Jadi, pada saat ijtima’ terjadi, di tempat-tempat tersebut matahari sudah berada di bawah ufuk, demikian pula halnya bulan (hilal) yang berada segaris pada saat ijtima’. Ini berarti bahwa pada saat matahari terbenam, di tempat-tempat sebelah timur tempat ketinggian hilal nol, hilal tidak mungkin bisa dilihat atau dirukyat karena sudah terbenam di bawah ufuk.
Sebaliknya, di tempat-tempat sebelah barat tempat ketinggian hilal nol, matahari terbenam lebih lambat dari waktu ijtima’, sehingga ijtima’ terjadi sebelum matahari terbenam. Pada saat matahari terbenam, hilal belum terbenam karena dilihat dari tempat di permukaan bumi, bulan beredar lebih lambat daripada matahari. Dengan demikian, ketika matahari terbenam, hilal masih berada di atas ufuk sehingga ada peluang untuk dirukyat. Semakin jauh tenggang waktu antara ijtima’ dengan waktu matahari terbenam, semakin tinggi hilal terlihat di atas ufuk saat matahari terbenam, sehingga semakin besar peluang terlihat pada saat rukyat.
Tempat-tempat tersebut membentuk suatu tempat kedudukan berupa garis lengkung yang dinamakan “garis ketinggian hilal nol”. Dari uraian ini, jelas bahwa di bagian bumi yang berada di sebelah timur “garis ketinggian hilal nol”, hilal belum terlihat karena sudah berada di bawah ufuk, dan dengan demikian keesokan harinya belum masuk ke awal bulan baru, tetapi baru merupakan akhir bulan qamariah.
Sebaliknya, untuk tempat di sebelah barat “garis ketinggian hilal nol”, hilal sudah berada di atas ufuk sehingga dapat dilihat pada waktu rukyat.
Karena berbagai kendala alam maupun keterbatasan manusia yang melakukan pengamatan, tidak semua hilal yang di atas ufuk bisa diamati.
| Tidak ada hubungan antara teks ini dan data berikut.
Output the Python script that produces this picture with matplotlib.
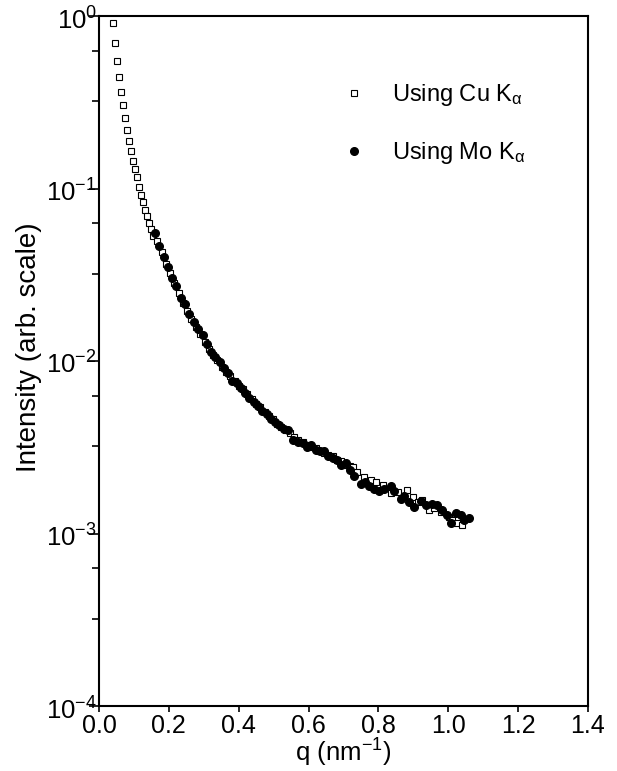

Terdapat ketinggian minimum tertentu supaya bisa dilihat, di samping persyaratan lainnya. Jadi, garis penanggalan hijriah ini adalah garis ketika hilal berada di ketinggian minimum sehingga mempunyai peluang terlihat dan teramati.
Dari cara perhitungannya juga beragam. Ada yang hanya menambahkan atau mengurangi faktor koreksi dari tabel, ada pula yang menggunakan ilmu segitiga bola (spherical trigonometry).
Daftar rujukannya juga sangat beragam, mulai dari kitab yang diterbitkan ratusan tahun lalu sampai dengan ilmu astronomi mutakhir. Sebagian dari kitab lama itu masih menganut pandangan bahwa bumi dikelilingi matahari, dan bukan sebaliknya, sebagaimana dianut oleh ilmu astronomi mutakhir.
Di dalam perhitungannya, ada yang menggunakan tangan, slide-rule, kalkulator, dan komputer pribadi dengan perangkat lunak yang lengkap dan akurat. Jenis cara hisab yang kita kenal adalah hisab urfi, hisab haqiqi, dan hisab imkan rukyat.